Se eu tivesse juízo, ficaria calado sobre o tal do episódio ocorrido. Afinal faz tanto tempo que tal fato se dera.

Tratar-se de uma mulher é o pior em toda essa história. Se fosse, como no caso ora lembrado, um estudante de Direito, fotografado com duas mulheres, não haveria tumulto, nem seria necessário acionar a polícia. “Eita macho porreta”. Seria um herói, talvez. Um garanhão para alegria e felicidade do papai. Não é esta a nossa sociedade, na qual se diz ‘mantenha presa (no curral) sua égua que meu garanhão está solto’? Não é esta a sociedade na qual as mães criam, simultaneamente, filhos para serem machistas (e nem sempre machos) e filhas para serem feministas? Não vejo escândalos nas faculdades de Direito quando professores e alunos, desde que homens – é claro, terminem as aulas de sexta ou sábado e, dali, vão para prostíbulos, onde, não raro, são conhecidos de nome completo, CPF e preferências.

Curiosamente, também não vi um manifesto de mulheres influentes ou não sobre o episódio da infeliz estudante.
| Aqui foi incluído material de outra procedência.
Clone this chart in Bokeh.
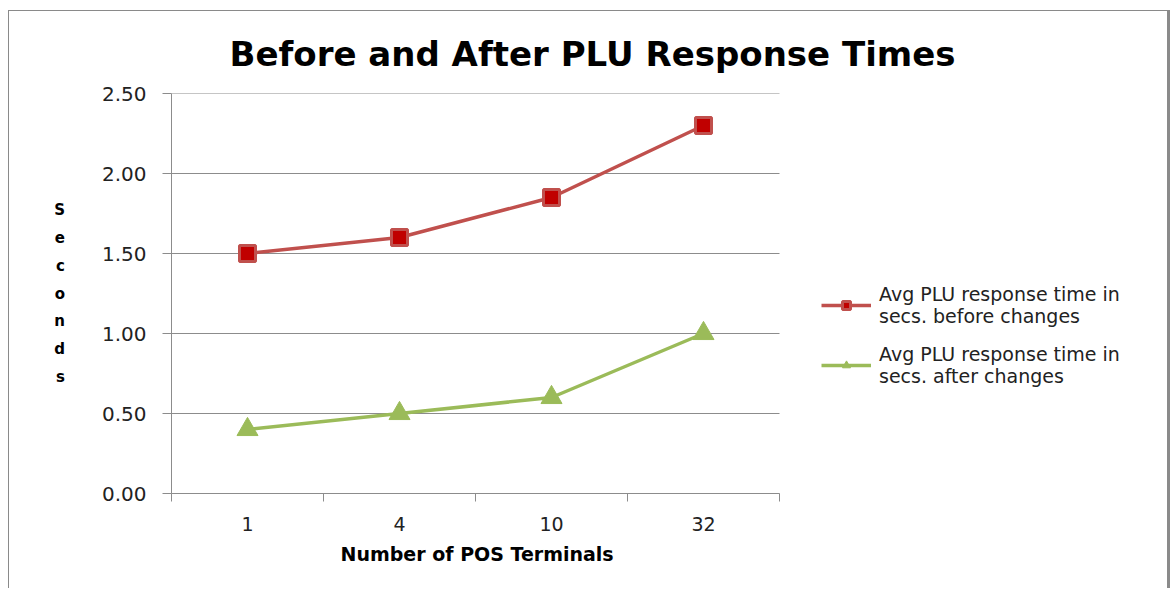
from bokeh.plotting import figure
from bokeh.models import FixedTicker, Legend, LegendItem, NumeralTickFormatter, Title
from bokeh.embed import file_html
from bokeh.resources import INLINE

categories = ["1", "4", "10", "32"]
before = [1.50, 1.60, 1.85, 2.30]
after = [0.40, 0.50, 0.60, 1.00]
y_ticks = [0.0, 0.5, 1.0, 1.5, 2.0, 2.5]
title_text = "Before and After PLU Response Times"
x_title = "Number of  POS Terminals"
y_title = "Seconds"
label_before = "Avg PLU response time in\nsecs. before changes"
label_after = "Avg PLU response time in\nsecs. after changes"

FONT = "DejaVu Sans"
RED_LINE = "#C0504D"
RED_FILL = "#C00000"
GREEN = "#9BBB59"
GRID = "#8C8C8C"

W, H = 1162, 578
LEFT, RIGHT, TOP, BOTTOM = 162, 5, 82, 96
frame_w = W - LEFT - RIGHT
cat_w = 152  # pixel width of one category slot
n = len(categories)
xs = [i + 0.5 for i in range(n)]

# the frame also hosts the legend area; axis and grid lines stop at the categories
p = figure(width=W, height=H, output_backend="svg", toolbar_location=None,
           x_range=(0, frame_w / cat_w), y_range=(0, 2.5),
           min_border_left=LEFT, min_border_right=RIGHT, min_border_top=TOP,
           min_border_bottom=BOTTOM)
p.outline_line_color = None
p.background_fill_color = "white"
p.border_fill_color = "white"
p.styles = {"margin-left": "8px", "margin-top": "10px",
            "border-left": "1px solid #8a8a8a", "border-top": "1px solid #8a8a8a",
            "border-right": "3px solid #8a8a8a", "box-sizing": "border-box"}

# title
p.title.text = title_text
p.title.align = "left"
p.title.vertical_align = "middle"
p.title.text_font = FONT
p.title.text_font_size = "34px"
p.title.text_font_style = "bold"
p.title.text_color = "black"
p.title.offset = 58
p.title.standoff = 38

# x axis
xa = p.xaxis[0]
xa.bounds = (0, n)
xa.ticker = FixedTicker(ticks=xs, minor_ticks=list(range(n + 1)))
xa.major_label_overrides = {x: c for x, c in zip(xs, categories)}
xa.major_tick_line_color = None
xa.major_tick_out = 0
xa.major_tick_in = 0
xa.minor_tick_out = 8
xa.minor_tick_in = 0
xa.minor_tick_line_color = GRID
xa.axis_line_color = GRID
xa.major_label_text_font = FONT
xa.major_label_text_font_size = "19px"
xa.major_label_text_color = "#222222"
xa.major_label_standoff = 15

# x axis title, centred under the category area
p.add_layout(Title(text=x_title, align="left", vertical_align="middle", offset=169,
                   standoff=16, text_font=FONT, text_font_size="19px",
                   text_font_style="bold", text_color="black"), "below")

# y axis
ya = p.yaxis[0]
ya.ticker = FixedTicker(ticks=y_ticks)
ya.formatter = NumeralTickFormatter(format="0.00")
ya.major_tick_out = 9
ya.major_tick_in = 0
ya.minor_tick_line_color = None
ya.major_tick_line_color = GRID
ya.axis_line_color = GRID
ya.major_label_text_font = FONT
ya.major_label_text_font_size = "20px"
ya.major_label_text_color = "#222222"
ya.major_label_standoff = 16
ya.axis_label = "\n".join(y_title)
ya.axis_label_orientation = "horizontal"
ya.axis_label_text_font = FONT
ya.axis_label_text_font_size = "15px"
ya.axis_label_text_font_style = "bold"
ya.axis_label_text_color = "black"
ya.axis_label_text_line_height = 1.55
ya.axis_label_standoff = 34

p.xgrid.grid_line_color = None
p.ygrid.grid_line_color = None
# horizontal grid lines limited to the category area
p.segment(x0=[0] * len(y_ticks), x1=[n] * len(y_ticks), y0=y_ticks, y1=y_ticks,
          line_color=GRID, line_width=1, level="underlay")

# series
r1 = p.line(xs, before, line_color=RED_LINE, line_width=3.5)
s1 = p.scatter(xs, before, marker="square", size=16, fill_color=RED_FILL,
               line_color=RED_LINE, line_width=3)
r2 = p.line(xs, after, line_color=GREEN, line_width=3.5)
s2 = p.scatter(xs, after, marker="triangle", size=21, fill_color=GREEN,
               line_color=GREEN, line_width=1)

legend = Legend(items=[LegendItem(label=label_before, renderers=[r1, s1]),
                       LegendItem(label=label_after, renderers=[r2, s2])],
                location=(cat_w * n + 42, 106))
legend.border_line_color = None
legend.background_fill_alpha = 0
legend.padding = 0
legend.margin = 0
legend.spacing = 16
legend.glyph_width = 50
legend.glyph_height = 20
legend.label_standoff = 8
legend.label_text_font = FONT
legend.label_text_font_size = "19px"
legend.label_text_color = "#222222"
p.add_layout(legend, "center")

open("out.html", "w").write(file_html(p, INLINE))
Houve manifestos no episódio envolvendo Bill Clinton – lembram-se?; não sei se haveria se fosse Hillary Clinton. A sociedade desdobra-se nos esforços para conter a sexualidade feminina, cerceá-la, amputá-la. Por vezes, fisicamente, castrando-as, como no norte da África. Por vezes, sociologicamente, julgando-as e ameaçando-as, como no caso da estudante.

Definitivamente, uma mulher não é pior ou melhor, como cidadã e profissional, por ter uma vida sexual satisfatória ou amplamente satisfatória; é apenas melhor sexualmente.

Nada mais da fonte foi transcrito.